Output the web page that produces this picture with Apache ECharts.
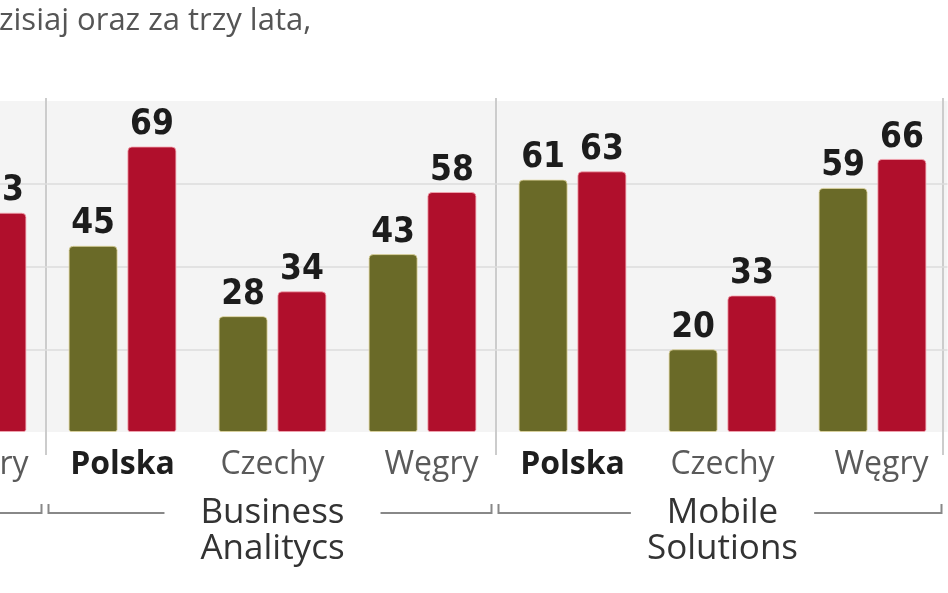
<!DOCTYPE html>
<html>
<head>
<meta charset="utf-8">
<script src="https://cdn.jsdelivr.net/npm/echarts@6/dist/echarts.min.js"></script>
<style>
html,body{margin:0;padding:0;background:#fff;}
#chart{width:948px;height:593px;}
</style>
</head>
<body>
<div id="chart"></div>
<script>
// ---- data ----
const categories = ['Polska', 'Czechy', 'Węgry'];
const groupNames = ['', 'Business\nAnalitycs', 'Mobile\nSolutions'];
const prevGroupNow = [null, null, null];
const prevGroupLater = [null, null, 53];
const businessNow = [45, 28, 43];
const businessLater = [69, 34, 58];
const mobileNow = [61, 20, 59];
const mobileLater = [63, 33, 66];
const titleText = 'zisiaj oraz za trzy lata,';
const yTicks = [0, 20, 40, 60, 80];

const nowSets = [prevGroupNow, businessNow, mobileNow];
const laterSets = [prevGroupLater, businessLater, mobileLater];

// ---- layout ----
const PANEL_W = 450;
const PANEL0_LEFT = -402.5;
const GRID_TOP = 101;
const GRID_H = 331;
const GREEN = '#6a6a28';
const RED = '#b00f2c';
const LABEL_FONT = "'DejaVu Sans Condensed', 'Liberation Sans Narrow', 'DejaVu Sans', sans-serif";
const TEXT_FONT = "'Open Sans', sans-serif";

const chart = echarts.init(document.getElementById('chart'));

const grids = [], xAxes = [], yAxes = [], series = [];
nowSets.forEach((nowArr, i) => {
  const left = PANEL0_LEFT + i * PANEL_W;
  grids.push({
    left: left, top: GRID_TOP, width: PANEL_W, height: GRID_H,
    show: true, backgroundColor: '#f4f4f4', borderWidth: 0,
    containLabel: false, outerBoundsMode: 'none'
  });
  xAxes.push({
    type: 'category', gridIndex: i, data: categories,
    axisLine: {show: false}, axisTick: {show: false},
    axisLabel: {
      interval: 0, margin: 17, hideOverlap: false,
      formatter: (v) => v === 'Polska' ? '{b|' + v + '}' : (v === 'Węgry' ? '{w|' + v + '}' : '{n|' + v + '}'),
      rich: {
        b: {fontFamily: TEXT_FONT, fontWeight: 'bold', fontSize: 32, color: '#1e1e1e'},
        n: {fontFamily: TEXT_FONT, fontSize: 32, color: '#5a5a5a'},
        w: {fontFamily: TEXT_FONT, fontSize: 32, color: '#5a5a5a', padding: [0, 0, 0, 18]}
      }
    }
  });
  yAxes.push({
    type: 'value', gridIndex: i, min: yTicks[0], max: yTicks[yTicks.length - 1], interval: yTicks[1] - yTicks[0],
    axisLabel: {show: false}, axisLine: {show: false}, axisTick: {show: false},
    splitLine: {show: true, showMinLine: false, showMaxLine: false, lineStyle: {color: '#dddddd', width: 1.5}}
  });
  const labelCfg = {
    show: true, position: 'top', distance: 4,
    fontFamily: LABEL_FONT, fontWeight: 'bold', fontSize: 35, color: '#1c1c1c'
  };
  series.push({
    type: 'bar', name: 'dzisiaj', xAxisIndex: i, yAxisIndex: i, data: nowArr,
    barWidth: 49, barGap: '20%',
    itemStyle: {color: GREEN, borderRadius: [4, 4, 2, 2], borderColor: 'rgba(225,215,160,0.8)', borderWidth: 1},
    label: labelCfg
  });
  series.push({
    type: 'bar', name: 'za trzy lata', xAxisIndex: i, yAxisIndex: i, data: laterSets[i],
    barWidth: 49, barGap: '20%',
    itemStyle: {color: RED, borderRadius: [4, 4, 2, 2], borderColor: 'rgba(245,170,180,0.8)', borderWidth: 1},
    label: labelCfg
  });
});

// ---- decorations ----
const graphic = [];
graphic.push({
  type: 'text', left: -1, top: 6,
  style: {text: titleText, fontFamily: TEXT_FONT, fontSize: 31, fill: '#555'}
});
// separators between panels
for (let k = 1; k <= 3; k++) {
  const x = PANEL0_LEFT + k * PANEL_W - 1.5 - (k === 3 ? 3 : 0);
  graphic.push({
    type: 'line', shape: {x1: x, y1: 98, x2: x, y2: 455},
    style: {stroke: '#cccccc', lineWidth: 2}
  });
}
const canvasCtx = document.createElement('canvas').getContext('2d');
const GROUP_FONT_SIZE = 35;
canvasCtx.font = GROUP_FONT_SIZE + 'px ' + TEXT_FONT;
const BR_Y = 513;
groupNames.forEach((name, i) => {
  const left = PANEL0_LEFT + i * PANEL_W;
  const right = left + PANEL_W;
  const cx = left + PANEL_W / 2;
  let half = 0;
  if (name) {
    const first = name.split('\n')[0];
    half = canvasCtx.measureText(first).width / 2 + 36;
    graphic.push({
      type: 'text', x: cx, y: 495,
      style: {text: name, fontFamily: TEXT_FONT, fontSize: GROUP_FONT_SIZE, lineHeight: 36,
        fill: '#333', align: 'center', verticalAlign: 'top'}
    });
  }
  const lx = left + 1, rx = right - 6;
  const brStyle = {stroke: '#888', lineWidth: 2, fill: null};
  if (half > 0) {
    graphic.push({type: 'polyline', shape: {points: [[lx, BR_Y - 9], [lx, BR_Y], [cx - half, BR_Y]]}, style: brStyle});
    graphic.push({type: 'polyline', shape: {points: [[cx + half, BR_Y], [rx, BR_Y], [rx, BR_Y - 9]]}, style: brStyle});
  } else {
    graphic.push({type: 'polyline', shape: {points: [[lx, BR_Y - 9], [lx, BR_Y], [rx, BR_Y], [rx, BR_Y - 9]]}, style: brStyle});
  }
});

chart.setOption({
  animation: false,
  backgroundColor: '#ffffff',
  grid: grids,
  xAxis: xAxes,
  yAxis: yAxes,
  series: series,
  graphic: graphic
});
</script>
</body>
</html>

Your objective:
Restate, line by line and word for word, everything from the top of the material through the line that contains "const laterSets = [prevGroupLater, businessLater, mobileLater];". Leave pictures out.

Exercise response:
Output the web page that produces this picture with Apache ECharts.
<!DOCTYPE html>
<html>
<head>
<meta charset="utf-8">
<script src="https://cdn.jsdelivr.net/npm/echarts@6/dist/echarts.min.js"></script>
<style>
html,body{margin:0;padding:0;background:#fff;}
#chart{width:948px;height:593px;}
</style>
</head>
<body>
<div id="chart"></div>
<script>
// ---- data ----
const categories = ['Polska', 'Czechy', 'Węgry'];
const groupNames = ['', 'Business\nAnalitycs', 'Mobile\nSolutions'];
const prevGroupNow = [null, null, null];
const prevGroupLater = [null, null, 53];
const businessNow = [45, 28, 43];
const businessLater = [69, 34, 58];
const mobileNow = [61, 20, 59];
const mobileLater = [63, 33, 66];
const titleText = 'zisiaj oraz za trzy lata,';
const yTicks = [0, 20, 40, 60, 80];

const nowSets = [prevGroupNow, businessNow, mobileNow];
const laterSets = [prevGroupLater, businessLater, mobileLater];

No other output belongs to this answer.